Town employee investigated for voting fraud
Agnes Mancini has worked for the Town of Johnston since the 1970s. She is now a part-time clerk in the Fire Department, but has served in various other departments as well, including Public Works, Tax Assessors and Building Maintenance.
Mancini also worked for the Board of Canvassers, the department responsible for registering voters and conducting elections at the local level.
But last week, Channel 10 released an investigative report claiming Mancini lied about her residency in order to vote in Johnston.
According to Randy Rossi, the finance director and tax collector in Smithfield, the 67-year-old Mancini signed a notarized affidavit that listed her full-time address as 69 Orchard Meadows Drive in Smithfield. Her voter registration, however, claims that she lives at 1193 Hartford Avenue, the address of Mancini’s Service Station, a business she owns with her husband Anthony.
Both Agnes and Anthony Mancini registered to vote in December of 1997 from the Hartford Avenue address.
The Smithfield Tax Assessors database tells a different story. Smithfield records show that the couple purchased the property on Orchard Meadows in February of 1998.
Rossi explained that the affidavit Agnes Mancini signed was to make her eligible for a tax break for seniors.
“She first applied for it on September 28, 2009,” Rossi said. “Then 2010 was the first tax year that she received the benefit.”
Homeowners who have lived in Smithfield for at least 10 years and are over the age of 65 are eligible to have their tax rate frozen.
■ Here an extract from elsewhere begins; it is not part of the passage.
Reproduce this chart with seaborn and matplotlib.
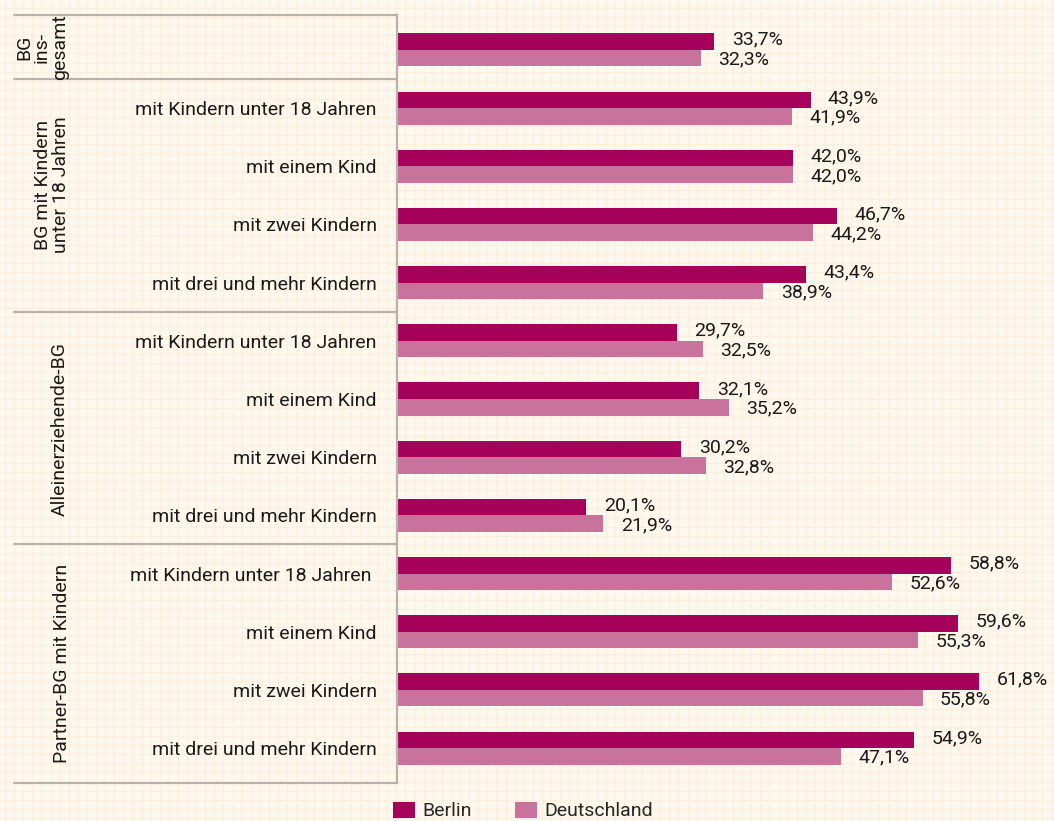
import numpy as np
import pandas as pd
import seaborn as sns
import matplotlib.pyplot as plt
import matplotlib.transforms as mtransforms
from matplotlib.patches import Patch

# Data: shares per household type, Berlin vs. Germany
row_labels = [
    "",
    "mit Kindern unter 18 Jahren", "mit einem Kind", "mit zwei Kindern", "mit drei und mehr Kindern",
    "mit Kindern unter 18 Jahren", "mit einem Kind", "mit zwei Kindern", "mit drei und mehr Kindern",
    "mit Kindern unter 18 Jahren ", "mit einem Kind", "mit zwei Kindern", "mit drei und mehr Kindern",
]
groups = ["BG\nins-\ngesamt", "BG mit Kindern\nunter 18 Jahren", "Alleinerziehende-BG", "Partner-BG mit Kindern"]
group_sizes = [1, 4, 4, 4]
berlin = [33.7, 43.9, 42.0, 46.7, 43.4, 29.7, 32.1, 30.2, 20.1, 58.8, 59.6, 61.8, 54.9]
deutschland = [32.3, 41.9, 42.0, 44.2, 38.9, 32.5, 35.2, 32.8, 21.9, 52.6, 55.3, 55.8, 47.1]
series = ["Berlin", "Deutschland"]
colors = ["#a5005a", "#c8729c"]

keys = [f"r{i:02d}" for i in range(len(row_labels))]
df = pd.DataFrame({
    "key": keys * 2,
    "value": berlin + deutschland,
    "region": [series[0]] * len(keys) + [series[1]] * len(keys),
})

sns.set_theme(style="white")
plt.rcParams["font.family"] = ["Roboto", "DejaVu Sans"]
fs = 14
fs_val = 14

W, H = 1054, 821
fig = plt.figure(figsize=(W / 100, H / 100), dpi=100)
fig.patch.set_facecolor("#fef8ef")

# graph-paper background
bg = fig.add_axes([0, 0, 1, 1], zorder=-5)
bg.set_xlim(0, W)
bg.set_ylim(H, 0)
bg.axis("off")
step = 9.1
for gx in np.arange(5, W, step):
    bg.axvline(gx, color="#fcefdd", lw=1.0)
for gy in np.arange(8, H, step):
    bg.axhline(gy, color="#fcefdd", lw=1.0)

x0, x1 = 397, 1054
y_top, y_bot = 15, 783
ax = fig.add_axes([x0 / W, 1 - y_bot / H, (x1 - x0) / W, (y_bot - y_top) / H])
ax.patch.set_alpha(0)

sns.barplot(data=df, x="value", y="key", hue="region", order=keys, hue_order=series,
            palette=colors, orient="h", width=0.57, gap=0, saturation=1,
            edgecolor="none", linewidth=0, legend=False, ax=ax)

n = len(keys)
ax.set_xlim(0, 69.75)
ax.set_ylim(n - 0.4, -0.6)
ax.set_xlabel("")
ax.set_ylabel("")
ax.set_xticks([])
ax.set_yticks(range(n))
ax.set_yticklabels(row_labels, fontsize=fs, color="#1a1a1a")
ax.tick_params(axis="y", length=0, pad=14.5)
for s in ["top", "right", "bottom"]:
    ax.spines[s].set_visible(False)
ax.spines["left"].set_color("#b9b1ab")
ax.spines["left"].set_linewidth(1.6)

# value labels (Berlin nudged up, Deutschland nudged down)
for container, dy in zip(ax.containers, [1.3, -1.0]):
    for bar in container:
        v = bar.get_width()
        ax.annotate(f"{v:.1f}%".replace(".", ","),
                    xy=(v, bar.get_y() + bar.get_height() / 2),
                    xytext=(12.5, dy), textcoords="offset points",
                    va="center", ha="left", fontsize=fs_val, color="#1a1a1a")

# group separators and group titles in the left panel
trans = mtransforms.blended_transform_factory(ax.transAxes, ax.transData)
left_frac = (14 - x0) / (x1 - x0)
cum = np.cumsum(group_sizes)
bounds = [-0.6] + [c - 0.5 for c in cum[:-1]] + [n - 0.4]
for b in bounds:
    ax.plot([left_frac, 0], [b, b], transform=trans, color="#b9b1ab", lw=1.6, clip_on=False)

group_pos = [(42, 47), (52, 185), (60, 429), (62, 663)]
for g, (gx, gy) in zip(groups, group_pos):
    fig.text(gx / W, 1 - gy / H, g, rotation=90, ha="center", va="center",
             fontsize=fs, color="#1a1a1a", linespacing=1.0, multialignment="center")

# legend
handles = [Patch(facecolor=c, edgecolor="none") for c in colors]
fig.legend(handles, series, loc="center left", bbox_to_anchor=(x0 / W - 0.004, 1 - 811 / H),
           ncol=2, frameon=False, fontsize=fs, handlelength=1.13, handleheight=0.93,
           handletextpad=0.4, columnspacing=2.2, borderaxespad=0, borderpad=0)

fig.savefig("out.png", dpi=100, facecolor=fig.get_facecolor())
In Mancini’s first year of receiving the break, she saved just $124.72. That number would likely increase over time, Rossi said, adding that once he learned of the I-Team investigation, he revoked the benefit.
“It’s been removed for next year already,” he said.
Rossi said this type of fraud is not uncommon, though his office more often tracks down voters who have properties in Smithfield and other states, like Florida, and vote from their secondary residence.
“There are always people who are trying to beat the system, because there is a great benefit,” Rossi said.
What will come of the investigation remains unclear, but Channel 10 reports that the Rhode Island State Police have opened their own investigation into voter fraud on the part of Agnes Mancini.
Mancini receives a pension from the Town of Johnston, with a gross benefit of $1,747. The department is not specified; only that she was a clerk in the town.
In a 1999 press release from the General Assembly, Mancini was recognized for her efforts to remove barriers to voting by people with disabilities.
“As clerk of the Johnston Board of Canvassers, Agnes Mancini has done an outstanding job for the voters in the community with disabilities. That is no wonder, considering the consistent dedication and enthusiasm she brings to her post as canvassers’ clerk,” former Johnston Senator William Tocco, Jr. said in the release.
Aside from her role with the Board of Canvassers, Mancini has been involved in other political activities. During his 2009 mayoral inauguration ceremony, Mayor Joseph Polisena thanked the committee who put the event together, including Agnes Mancini.
In 2005, she donated $250 to Polisena’s campaign, according to the state’s public campaign finance reports. Her husband’s list of political contributions is longer, dating back to 2002 when he supported the late Mayor William Macera, through 2005 when he too donated to Polisena.
Mayor Polisena could not be reached for comment yesterday, but his administrative assistant said he was in budget meetings all day.
In the past, voters have not been required to show identification at the polls when they go to vote, though the General Assembly recently passed legislation requiring it.
Bob Kando, executive director of the Rhode Island Board of Elections, was not familiar with the Mancini case, and said the BOE has no official position on the voter ID legislation. Currently, he believes the system moves smoothly, but does not believe requiring identification will seriously impede operations at the polls.
“It might slow things down, and we’d have to change the training certainly,” he said, but “lines are rather brief if there are any lines at all.”